→ Information supplied
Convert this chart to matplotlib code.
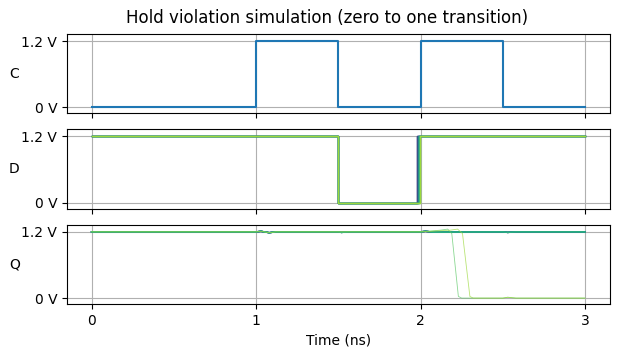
import numpy as np
import matplotlib.pyplot as plt

# clock edges (ns) and levels
clk_t = [0.0, 1.0, 1.0, 1.5, 1.5, 2.0, 2.0, 2.5, 2.5, 3.0]
clk_v = [0.0, 0.0, 1.2, 1.2, 0.0, 0.0, 1.2, 1.2, 0.0, 0.0]

# D goes low at 1.5 ns and comes back high at these times (one sweep per trace)
d_fall = 1.5
d_rise = [1.976, 1.979, 1.982, 1.985, 1.988, 1.991, 1.994, 1.997]

# Q output: breakpoints for traces that keep the value
q_ok_t = [0.0, 1.0, 1.03, 1.08, 1.12, 1.5, 1.52, 1.56, 2.0, 2.03, 2.08, 2.5, 2.53, 2.58, 3.0]
q_ok_v = [1.2, 1.2, 1.21, 1.185, 1.2, 1.2, 1.19, 1.2, 1.2, 1.21, 1.195, 1.2, 1.19, 1.2, 1.2]

# Q for the traces that fail (last two): bump then fall to 0
q_fail_t = [[0.0, 1.0, 1.03, 1.08, 1.12, 2.0, 2.12, 2.165, 2.19, 2.23, 2.25, 2.5, 2.53, 2.58, 3.0],
            [0.0, 1.0, 1.03, 1.08, 1.12, 2.0, 2.18, 2.225, 2.255, 2.3, 2.32, 2.5, 2.53, 2.58, 3.0]]
q_fail_v = [[1.2, 1.2, 1.21, 1.185, 1.2, 1.2, 1.23, 1.25, 1.17, 0.03, 0.0, 0.0, 0.015, 0.0, 0.0],
            [1.2, 1.2, 1.21, 1.185, 1.2, 1.2, 1.23, 1.25, 1.17, 0.03, 0.0, 0.0, 0.015, 0.0, 0.0]]

n = len(d_rise)
colors = plt.cm.viridis(np.linspace(0.1, 0.85, n))

fig, axs = plt.subplots(3, 1, sharex=True, figsize=(6.19, 3.57), dpi=100)
fig.subplots_adjust(left=0.108, right=0.985, top=0.905, bottom=0.148, hspace=0.2)

axs[0].plot(clk_t, clk_v, color='tab:blue', lw=1.5)

for i in range(n):
    t = [0.0, d_fall, d_fall, d_rise[i], d_rise[i], 3.0]
    v = [1.2, 1.2, 0.0, 0.0, 1.2, 1.2]
    axs[1].plot(t, v, color=colors[i], lw=1)

for i in range(n):
    k = i - (n - 2)
    if k >= 0:
        axs[2].plot(q_fail_t[k], q_fail_v[k], color=colors[i], lw=0.6, alpha=0.7)
    else:
        axs[2].plot(q_ok_t, q_ok_v, color=colors[i], lw=1)

for ax, name in zip(axs, ['C', 'D', 'Q']):
    ax.set_ylim(-0.11, 1.33)
    ax.set_yticks([0, 1.2])
    ax.set_yticklabels(['0 V', '1.2 V'])
    ax.set_ylabel(name, rotation=0, labelpad=5, va='center')
    ax.grid(True)

axs[2].set_xticks([0, 1, 2, 3])
axs[2].set_xlabel('Time (ns)')
fig.suptitle('Hold violation simulation (zero to one transition)', fontsize=12, x=0.528, y=0.975)

plt.savefig('out.png')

→ Work required
Restate the material word for word from its first line through the line containing "axs[2].plot(q_ok_t, q_ok_v, color=colors[i], lw=1)", both included; the pictures do not belong in it.

→ Task answer
Convert this chart to matplotlib code.
import numpy as np
import matplotlib.pyplot as plt

# clock edges (ns) and levels
clk_t = [0.0, 1.0, 1.0, 1.5, 1.5, 2.0, 2.0, 2.5, 2.5, 3.0]
clk_v = [0.0, 0.0, 1.2, 1.2, 0.0, 0.0, 1.2, 1.2, 0.0, 0.0]

# D goes low at 1.5 ns and comes back high at these times (one sweep per trace)
d_fall = 1.5
d_rise = [1.976, 1.979, 1.982, 1.985, 1.988, 1.991, 1.994, 1.997]

# Q output: breakpoints for traces that keep the value
q_ok_t = [0.0, 1.0, 1.03, 1.08, 1.12, 1.5, 1.52, 1.56, 2.0, 2.03, 2.08, 2.5, 2.53, 2.58, 3.0]
q_ok_v = [1.2, 1.2, 1.21, 1.185, 1.2, 1.2, 1.19, 1.2, 1.2, 1.21, 1.195, 1.2, 1.19, 1.2, 1.2]

# Q for the traces that fail (last two): bump then fall to 0
q_fail_t = [[0.0, 1.0, 1.03, 1.08, 1.12, 2.0, 2.12, 2.165, 2.19, 2.23, 2.25, 2.5, 2.53, 2.58, 3.0],
            [0.0, 1.0, 1.03, 1.08, 1.12, 2.0, 2.18, 2.225, 2.255, 2.3, 2.32, 2.5, 2.53, 2.58, 3.0]]
q_fail_v = [[1.2, 1.2, 1.21, 1.185, 1.2, 1.2, 1.23, 1.25, 1.17, 0.03, 0.0, 0.0, 0.015, 0.0, 0.0],
            [1.2, 1.2, 1.21, 1.185, 1.2, 1.2, 1.23, 1.25, 1.17, 0.03, 0.0, 0.0, 0.015, 0.0, 0.0]]

n = len(d_rise)
colors = plt.cm.viridis(np.linspace(0.1, 0.85, n))

fig, axs = plt.subplots(3, 1, sharex=True, figsize=(6.19, 3.57), dpi=100)
fig.subplots_adjust(left=0.108, right=0.985, top=0.905, bottom=0.148, hspace=0.2)

axs[0].plot(clk_t, clk_v, color='tab:blue', lw=1.5)

for i in range(n):
    t = [0.0, d_fall, d_fall, d_rise[i], d_rise[i], 3.0]
    v = [1.2, 1.2, 0.0, 0.0, 1.2, 1.2]
    axs[1].plot(t, v, color=colors[i], lw=1)

for i in range(n):
    k = i - (n - 2)
    if k >= 0:
        axs[2].plot(q_fail_t[k], q_fail_v[k], color=colors[i], lw=0.6, alpha=0.7)
    else:
        axs[2].plot(q_ok_t, q_ok_v, color=colors[i], lw=1)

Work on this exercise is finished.